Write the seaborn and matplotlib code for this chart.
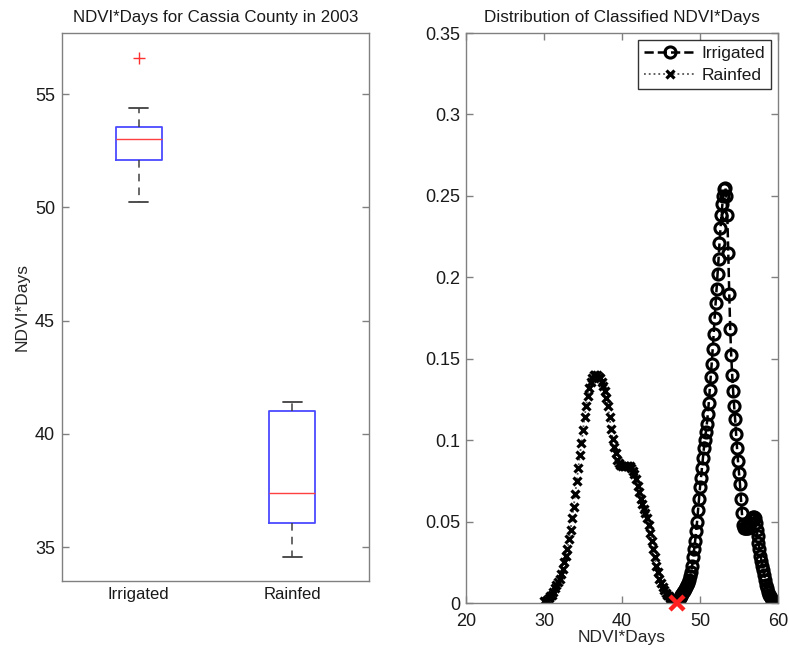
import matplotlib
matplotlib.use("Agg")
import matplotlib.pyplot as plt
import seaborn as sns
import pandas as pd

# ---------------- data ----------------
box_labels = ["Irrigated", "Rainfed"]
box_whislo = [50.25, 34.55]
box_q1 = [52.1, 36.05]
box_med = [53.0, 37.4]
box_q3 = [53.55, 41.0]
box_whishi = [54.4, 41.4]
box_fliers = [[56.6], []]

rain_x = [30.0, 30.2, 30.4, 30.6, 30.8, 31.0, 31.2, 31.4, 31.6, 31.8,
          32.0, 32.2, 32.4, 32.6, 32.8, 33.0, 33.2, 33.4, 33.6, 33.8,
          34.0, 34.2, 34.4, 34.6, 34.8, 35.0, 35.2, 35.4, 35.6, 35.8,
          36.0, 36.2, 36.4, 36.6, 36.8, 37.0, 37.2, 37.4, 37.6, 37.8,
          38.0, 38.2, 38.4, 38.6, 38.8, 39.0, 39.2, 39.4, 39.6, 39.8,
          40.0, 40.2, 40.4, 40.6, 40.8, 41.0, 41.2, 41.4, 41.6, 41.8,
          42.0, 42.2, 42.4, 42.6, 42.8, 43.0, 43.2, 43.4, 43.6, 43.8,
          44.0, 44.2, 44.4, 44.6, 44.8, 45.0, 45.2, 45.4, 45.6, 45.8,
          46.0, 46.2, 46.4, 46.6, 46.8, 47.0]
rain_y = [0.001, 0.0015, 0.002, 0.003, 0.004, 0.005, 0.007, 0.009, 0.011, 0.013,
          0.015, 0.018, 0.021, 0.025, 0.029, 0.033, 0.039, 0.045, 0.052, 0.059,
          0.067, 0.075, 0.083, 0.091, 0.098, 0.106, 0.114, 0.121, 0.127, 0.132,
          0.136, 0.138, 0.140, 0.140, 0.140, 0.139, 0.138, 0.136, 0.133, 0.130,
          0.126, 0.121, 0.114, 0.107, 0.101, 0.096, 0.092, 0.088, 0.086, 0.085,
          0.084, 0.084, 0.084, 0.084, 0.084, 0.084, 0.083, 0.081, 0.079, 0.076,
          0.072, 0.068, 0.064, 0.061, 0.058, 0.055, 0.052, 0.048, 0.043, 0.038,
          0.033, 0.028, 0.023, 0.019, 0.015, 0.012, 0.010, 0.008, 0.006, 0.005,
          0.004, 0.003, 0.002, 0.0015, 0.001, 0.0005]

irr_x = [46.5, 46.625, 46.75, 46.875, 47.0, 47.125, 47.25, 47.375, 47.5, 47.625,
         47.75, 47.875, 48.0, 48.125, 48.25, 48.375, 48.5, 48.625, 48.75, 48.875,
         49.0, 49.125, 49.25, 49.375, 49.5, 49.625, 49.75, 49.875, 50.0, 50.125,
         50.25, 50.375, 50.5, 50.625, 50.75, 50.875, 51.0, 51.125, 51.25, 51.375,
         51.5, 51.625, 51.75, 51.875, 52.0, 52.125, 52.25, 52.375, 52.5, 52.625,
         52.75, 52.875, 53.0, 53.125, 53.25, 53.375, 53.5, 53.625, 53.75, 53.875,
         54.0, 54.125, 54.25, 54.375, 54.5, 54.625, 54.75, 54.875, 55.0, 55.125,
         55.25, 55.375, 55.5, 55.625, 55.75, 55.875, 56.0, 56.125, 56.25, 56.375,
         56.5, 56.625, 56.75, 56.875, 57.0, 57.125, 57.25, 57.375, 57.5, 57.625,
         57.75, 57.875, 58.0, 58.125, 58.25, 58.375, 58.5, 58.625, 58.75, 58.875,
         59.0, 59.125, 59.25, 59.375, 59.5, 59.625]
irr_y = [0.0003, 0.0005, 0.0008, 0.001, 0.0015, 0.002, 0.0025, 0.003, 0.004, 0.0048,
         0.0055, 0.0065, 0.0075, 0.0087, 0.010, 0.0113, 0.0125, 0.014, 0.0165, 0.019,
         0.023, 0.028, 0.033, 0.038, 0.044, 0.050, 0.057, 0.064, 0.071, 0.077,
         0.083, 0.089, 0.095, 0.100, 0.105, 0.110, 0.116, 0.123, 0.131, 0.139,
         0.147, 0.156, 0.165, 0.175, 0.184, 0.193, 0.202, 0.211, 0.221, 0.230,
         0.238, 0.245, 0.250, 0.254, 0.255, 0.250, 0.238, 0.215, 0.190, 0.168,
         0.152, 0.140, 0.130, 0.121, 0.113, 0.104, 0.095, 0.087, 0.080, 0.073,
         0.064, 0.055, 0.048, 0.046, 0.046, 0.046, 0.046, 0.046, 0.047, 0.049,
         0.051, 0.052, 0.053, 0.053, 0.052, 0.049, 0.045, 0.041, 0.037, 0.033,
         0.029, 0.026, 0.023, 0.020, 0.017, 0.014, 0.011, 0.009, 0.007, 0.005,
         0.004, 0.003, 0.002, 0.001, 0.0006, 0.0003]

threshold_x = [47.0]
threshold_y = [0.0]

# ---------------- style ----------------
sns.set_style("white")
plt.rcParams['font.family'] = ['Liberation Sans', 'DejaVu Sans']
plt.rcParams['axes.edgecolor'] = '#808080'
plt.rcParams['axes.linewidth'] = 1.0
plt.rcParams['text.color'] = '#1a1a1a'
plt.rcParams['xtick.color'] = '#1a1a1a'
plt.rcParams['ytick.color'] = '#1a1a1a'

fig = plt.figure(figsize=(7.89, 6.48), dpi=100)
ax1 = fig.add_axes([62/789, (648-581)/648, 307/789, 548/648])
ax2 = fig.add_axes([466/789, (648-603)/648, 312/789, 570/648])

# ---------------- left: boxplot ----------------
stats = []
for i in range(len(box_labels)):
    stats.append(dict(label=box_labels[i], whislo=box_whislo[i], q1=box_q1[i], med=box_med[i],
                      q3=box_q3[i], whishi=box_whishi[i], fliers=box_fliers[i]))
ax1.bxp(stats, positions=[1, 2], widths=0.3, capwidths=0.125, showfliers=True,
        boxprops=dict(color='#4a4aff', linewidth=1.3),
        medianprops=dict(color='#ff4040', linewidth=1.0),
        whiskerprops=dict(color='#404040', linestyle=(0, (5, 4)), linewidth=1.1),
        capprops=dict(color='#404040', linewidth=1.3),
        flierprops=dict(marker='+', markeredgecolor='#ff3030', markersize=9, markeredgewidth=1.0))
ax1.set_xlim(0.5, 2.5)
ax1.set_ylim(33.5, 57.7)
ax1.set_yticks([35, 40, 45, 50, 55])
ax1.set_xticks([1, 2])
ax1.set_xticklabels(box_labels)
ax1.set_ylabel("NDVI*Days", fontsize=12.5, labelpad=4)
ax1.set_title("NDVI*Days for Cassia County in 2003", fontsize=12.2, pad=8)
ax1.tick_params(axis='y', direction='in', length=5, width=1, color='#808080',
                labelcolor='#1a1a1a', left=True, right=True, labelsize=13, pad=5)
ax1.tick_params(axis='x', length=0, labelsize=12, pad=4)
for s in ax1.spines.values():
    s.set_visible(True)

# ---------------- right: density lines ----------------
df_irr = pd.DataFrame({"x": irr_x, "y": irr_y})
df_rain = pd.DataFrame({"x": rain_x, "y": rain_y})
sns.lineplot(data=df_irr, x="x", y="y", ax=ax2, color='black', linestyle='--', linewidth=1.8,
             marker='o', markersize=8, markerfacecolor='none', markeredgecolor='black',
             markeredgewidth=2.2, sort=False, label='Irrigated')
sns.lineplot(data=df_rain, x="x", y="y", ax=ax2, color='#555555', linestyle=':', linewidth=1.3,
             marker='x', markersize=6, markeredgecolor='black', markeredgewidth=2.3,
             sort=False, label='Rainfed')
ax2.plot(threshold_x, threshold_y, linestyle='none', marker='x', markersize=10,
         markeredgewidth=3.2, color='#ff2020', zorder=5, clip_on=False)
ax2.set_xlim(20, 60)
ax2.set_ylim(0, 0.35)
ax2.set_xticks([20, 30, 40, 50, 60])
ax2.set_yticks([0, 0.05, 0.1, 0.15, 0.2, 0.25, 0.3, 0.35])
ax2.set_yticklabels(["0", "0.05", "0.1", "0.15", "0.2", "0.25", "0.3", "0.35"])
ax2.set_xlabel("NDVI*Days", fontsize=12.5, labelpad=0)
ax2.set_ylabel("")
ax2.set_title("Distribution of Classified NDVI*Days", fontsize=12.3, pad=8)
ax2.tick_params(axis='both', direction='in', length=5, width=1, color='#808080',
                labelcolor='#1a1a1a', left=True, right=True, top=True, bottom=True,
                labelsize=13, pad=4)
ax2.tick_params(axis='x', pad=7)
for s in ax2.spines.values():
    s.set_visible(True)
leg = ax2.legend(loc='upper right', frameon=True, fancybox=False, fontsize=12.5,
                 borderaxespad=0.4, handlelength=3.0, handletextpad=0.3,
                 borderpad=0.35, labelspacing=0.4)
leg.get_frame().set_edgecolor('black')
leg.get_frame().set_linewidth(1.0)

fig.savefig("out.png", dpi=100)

#####

Required work =>
Please repeat exactly the data above from its first line to the line that contains "box_fliers = [[56.6], []]", inclusive, and leave every picture out.

Solution for this problem =>
Write the seaborn and matplotlib code for this chart.
import matplotlib
matplotlib.use("Agg")
import matplotlib.pyplot as plt
import seaborn as sns
import pandas as pd

# ---------------- data ----------------
box_labels = ["Irrigated", "Rainfed"]
box_whislo = [50.25, 34.55]
box_q1 = [52.1, 36.05]
box_med = [53.0, 37.4]
box_q3 = [53.55, 41.0]
box_whishi = [54.4, 41.4]
box_fliers = [[56.6], []]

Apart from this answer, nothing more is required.